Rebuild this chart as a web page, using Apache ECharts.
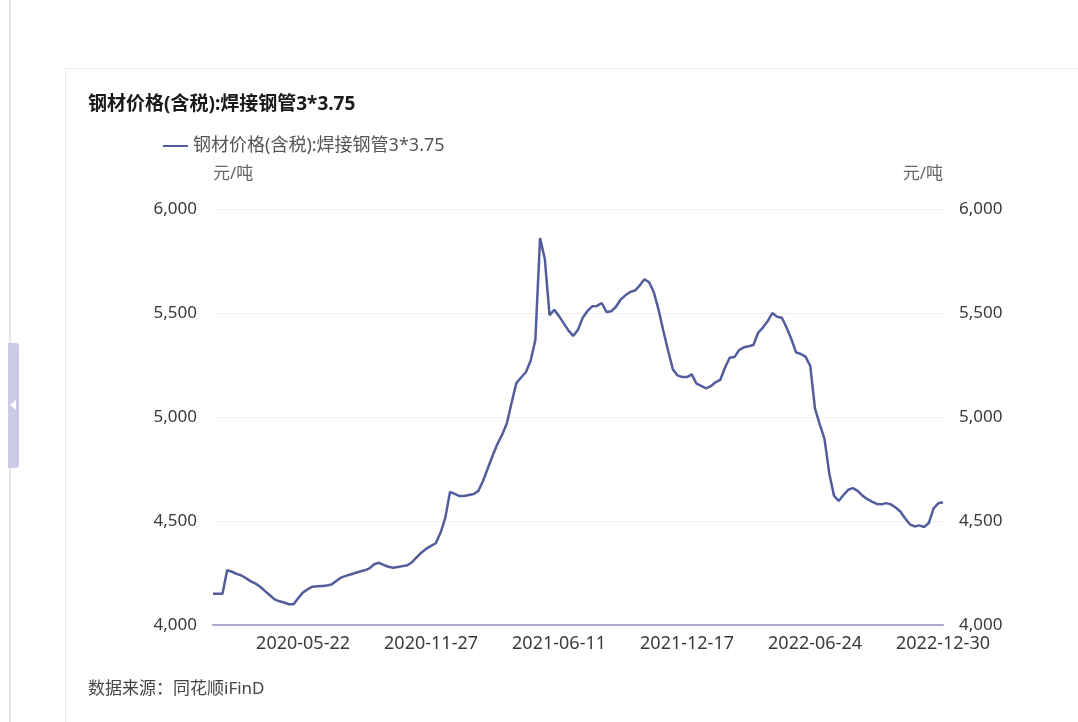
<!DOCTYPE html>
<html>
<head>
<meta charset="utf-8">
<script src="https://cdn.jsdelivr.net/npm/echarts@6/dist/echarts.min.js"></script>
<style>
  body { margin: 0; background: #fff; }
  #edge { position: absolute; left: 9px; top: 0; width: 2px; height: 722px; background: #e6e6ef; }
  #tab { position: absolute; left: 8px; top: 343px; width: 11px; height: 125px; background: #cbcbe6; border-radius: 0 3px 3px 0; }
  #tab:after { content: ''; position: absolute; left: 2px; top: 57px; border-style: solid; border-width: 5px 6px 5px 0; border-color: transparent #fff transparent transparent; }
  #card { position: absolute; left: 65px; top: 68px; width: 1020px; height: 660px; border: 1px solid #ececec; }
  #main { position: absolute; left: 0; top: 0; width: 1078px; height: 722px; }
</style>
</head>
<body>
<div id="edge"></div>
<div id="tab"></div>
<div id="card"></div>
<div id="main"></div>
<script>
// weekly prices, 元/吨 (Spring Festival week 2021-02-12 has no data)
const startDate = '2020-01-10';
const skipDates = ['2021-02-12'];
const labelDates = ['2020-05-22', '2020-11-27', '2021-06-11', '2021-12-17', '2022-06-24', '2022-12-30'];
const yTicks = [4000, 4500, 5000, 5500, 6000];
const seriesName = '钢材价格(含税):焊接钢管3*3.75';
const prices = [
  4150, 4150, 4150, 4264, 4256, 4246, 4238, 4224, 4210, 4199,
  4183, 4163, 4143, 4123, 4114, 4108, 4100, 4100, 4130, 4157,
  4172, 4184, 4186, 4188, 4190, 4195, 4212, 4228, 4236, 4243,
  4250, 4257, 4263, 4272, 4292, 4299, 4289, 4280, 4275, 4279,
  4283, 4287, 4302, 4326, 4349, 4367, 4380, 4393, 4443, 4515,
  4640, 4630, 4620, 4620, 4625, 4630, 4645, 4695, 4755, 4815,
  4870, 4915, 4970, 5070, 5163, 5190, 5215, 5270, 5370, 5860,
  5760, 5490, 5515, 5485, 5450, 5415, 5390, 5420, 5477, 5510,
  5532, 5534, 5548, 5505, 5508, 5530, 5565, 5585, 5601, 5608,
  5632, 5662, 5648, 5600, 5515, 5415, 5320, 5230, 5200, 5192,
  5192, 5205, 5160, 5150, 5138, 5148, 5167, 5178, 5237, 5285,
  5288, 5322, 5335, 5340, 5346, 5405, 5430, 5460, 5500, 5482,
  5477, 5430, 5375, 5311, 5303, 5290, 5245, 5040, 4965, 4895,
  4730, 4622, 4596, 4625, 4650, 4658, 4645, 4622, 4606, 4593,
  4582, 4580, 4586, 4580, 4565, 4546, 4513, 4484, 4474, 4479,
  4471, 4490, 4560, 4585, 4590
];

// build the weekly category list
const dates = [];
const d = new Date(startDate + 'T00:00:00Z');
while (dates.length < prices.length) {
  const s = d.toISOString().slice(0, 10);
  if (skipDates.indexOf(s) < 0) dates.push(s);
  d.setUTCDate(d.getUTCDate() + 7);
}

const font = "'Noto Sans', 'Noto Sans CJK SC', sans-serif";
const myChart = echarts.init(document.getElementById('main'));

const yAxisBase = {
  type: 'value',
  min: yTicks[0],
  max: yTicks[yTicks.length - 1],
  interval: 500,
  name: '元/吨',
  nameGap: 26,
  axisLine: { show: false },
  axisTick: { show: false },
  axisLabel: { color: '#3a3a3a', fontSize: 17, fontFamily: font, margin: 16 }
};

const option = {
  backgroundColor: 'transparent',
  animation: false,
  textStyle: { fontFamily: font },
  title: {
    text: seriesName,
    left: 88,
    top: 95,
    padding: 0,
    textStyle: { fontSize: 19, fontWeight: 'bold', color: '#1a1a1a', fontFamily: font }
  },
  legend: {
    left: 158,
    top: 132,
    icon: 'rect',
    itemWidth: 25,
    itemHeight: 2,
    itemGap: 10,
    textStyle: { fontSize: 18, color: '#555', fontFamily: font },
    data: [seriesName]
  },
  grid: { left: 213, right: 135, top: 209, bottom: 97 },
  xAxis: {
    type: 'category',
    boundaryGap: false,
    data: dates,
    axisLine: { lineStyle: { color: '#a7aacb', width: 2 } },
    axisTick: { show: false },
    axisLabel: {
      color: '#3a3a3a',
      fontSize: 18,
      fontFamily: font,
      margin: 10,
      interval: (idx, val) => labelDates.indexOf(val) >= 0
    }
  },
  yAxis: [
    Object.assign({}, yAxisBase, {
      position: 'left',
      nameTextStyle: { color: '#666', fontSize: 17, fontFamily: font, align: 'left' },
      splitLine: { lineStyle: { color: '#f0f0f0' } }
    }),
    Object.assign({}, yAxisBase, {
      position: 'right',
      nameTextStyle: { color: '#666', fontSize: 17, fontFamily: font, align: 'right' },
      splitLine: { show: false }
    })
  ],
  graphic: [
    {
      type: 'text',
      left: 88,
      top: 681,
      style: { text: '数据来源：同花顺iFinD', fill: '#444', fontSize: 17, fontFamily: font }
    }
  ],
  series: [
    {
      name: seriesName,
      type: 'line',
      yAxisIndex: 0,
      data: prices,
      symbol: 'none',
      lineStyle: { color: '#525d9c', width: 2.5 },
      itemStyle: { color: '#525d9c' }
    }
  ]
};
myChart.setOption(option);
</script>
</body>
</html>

*Task brief*. Return to the listing above and set it down exactly, leaving out its pictures.

*Answer to this exercise*.
Rebuild this chart as a web page, using Apache ECharts.
<!DOCTYPE html>
<html>
<head>
<meta charset="utf-8">
<script src="https://cdn.jsdelivr.net/npm/echarts@6/dist/echarts.min.js"></script>
<style>
  body { margin: 0; background: #fff; }
  #edge { position: absolute; left: 9px; top: 0; width: 2px; height: 722px; background: #e6e6ef; }
  #tab { position: absolute; left: 8px; top: 343px; width: 11px; height: 125px; background: #cbcbe6; border-radius: 0 3px 3px 0; }
  #tab:after { content: ''; position: absolute; left: 2px; top: 57px; border-style: solid; border-width: 5px 6px 5px 0; border-color: transparent #fff transparent transparent; }
  #card { position: absolute; left: 65px; top: 68px; width: 1020px; height: 660px; border: 1px solid #ececec; }
  #main { position: absolute; left: 0; top: 0; width: 1078px; height: 722px; }
</style>
</head>
<body>
<div id="edge"></div>
<div id="tab"></div>
<div id="card"></div>
<div id="main"></div>
<script>
// weekly prices, 元/吨 (Spring Festival week 2021-02-12 has no data)
const startDate = '2020-01-10';
const skipDates = ['2021-02-12'];
const labelDates = ['2020-05-22', '2020-11-27', '2021-06-11', '2021-12-17', '2022-06-24', '2022-12-30'];
const yTicks = [4000, 4500, 5000, 5500, 6000];
const seriesName = '钢材价格(含税):焊接钢管3*3.75';
const prices = [
  4150, 4150, 4150, 4264, 4256, 4246, 4238, 4224, 4210, 4199,
  4183, 4163, 4143, 4123, 4114, 4108, 4100, 4100, 4130, 4157,
  4172, 4184, 4186, 4188, 4190, 4195, 4212, 4228, 4236, 4243,
  4250, 4257, 4263, 4272, 4292, 4299, 4289, 4280, 4275, 4279,
  4283, 4287, 4302, 4326, 4349, 4367, 4380, 4393, 4443, 4515,
  4640, 4630, 4620, 4620, 4625, 4630, 4645, 4695, 4755, 4815,
  4870, 4915, 4970, 5070, 5163, 5190, 5215, 5270, 5370, 5860,
  5760, 5490, 5515, 5485, 5450, 5415, 5390, 5420, 5477, 5510,
  5532, 5534, 5548, 5505, 5508, 5530, 5565, 5585, 5601, 5608,
  5632, 5662, 5648, 5600, 5515, 5415, 5320, 5230, 5200, 5192,
  5192, 5205, 5160, 5150, 5138, 5148, 5167, 5178, 5237, 5285,
  5288, 5322, 5335, 5340, 5346, 5405, 5430, 5460, 5500, 5482,
  5477, 5430, 5375, 5311, 5303, 5290, 5245, 5040, 4965, 4895,
  4730, 4622, 4596, 4625, 4650, 4658, 4645, 4622, 4606, 4593,
  4582, 4580, 4586, 4580, 4565, 4546, 4513, 4484, 4474, 4479,
  4471, 4490, 4560, 4585, 4590
];

// build the weekly category list
const dates = [];
const d = new Date(startDate + 'T00:00:00Z');
while (dates.length < prices.length) {
  const s = d.toISOString().slice(0, 10);
  if (skipDates.indexOf(s) < 0) dates.push(s);
  d.setUTCDate(d.getUTCDate() + 7);
}

const font = "'Noto Sans', 'Noto Sans CJK SC', sans-serif";
const myChart = echarts.init(document.getElementById('main'));

const yAxisBase = {
  type: 'value',
  min: yTicks[0],
  max: yTicks[yTicks.length - 1],
  interval: 500,
  name: '元/吨',
  nameGap: 26,
  axisLine: { show: false },
  axisTick: { show: false },
  axisLabel: { color: '#3a3a3a', fontSize: 17, fontFamily: font, margin: 16 }
};

const option = {
  backgroundColor: 'transparent',
  animation: false,
  textStyle: { fontFamily: font },
  title: {
    text: seriesName,
    left: 88,
    top: 95,
    padding: 0,
    textStyle: { fontSize: 19, fontWeight: 'bold', color: '#1a1a1a', fontFamily: font }
  },
  legend: {
    left: 158,
    top: 132,
    icon: 'rect',
    itemWidth: 25,
    itemHeight: 2,
    itemGap: 10,
    textStyle: { fontSize: 18, color: '#555', fontFamily: font },
    data: [seriesName]
  },
  grid: { left: 213, right: 135, top: 209, bottom: 97 },
  xAxis: {
    type: 'category',
    boundaryGap: false,
    data: dates,
    axisLine: { lineStyle: { color: '#a7aacb', width: 2 } },
    axisTick: { show: false },
    axisLabel: {
      color: '#3a3a3a',
      fontSize: 18,
      fontFamily: font,
      margin: 10,
      interval: (idx, val) => labelDates.indexOf(val) >= 0
    }
  },
  yAxis: [
    Object.assign({}, yAxisBase, {
      position: 'left',
      nameTextStyle: { color: '#666', fontSize: 17, fontFamily: font, align: 'left' },
      splitLine: { lineStyle: { color: '#f0f0f0' } }
    }),
    Object.assign({}, yAxisBase, {
      position: 'right',
      nameTextStyle: { color: '#666', fontSize: 17, fontFamily: font, align: 'right' },
      splitLine: { show: false }
    })
  ],
  graphic: [
    {
      type: 'text',
      left: 88,
      top: 681,
      style: { text: '数据来源：同花顺iFinD', fill: '#444', fontSize: 17, fontFamily: font }
    }
  ],
  series: [
    {
      name: seriesName,
      type: 'line',
      yAxisIndex: 0,
      data: prices,
      symbol: 'none',
      lineStyle: { color: '#525d9c', width: 2.5 },
      itemStyle: { color: '#525d9c' }
    }
  ]
};
myChart.setOption(option);
</script>
</body>
</html>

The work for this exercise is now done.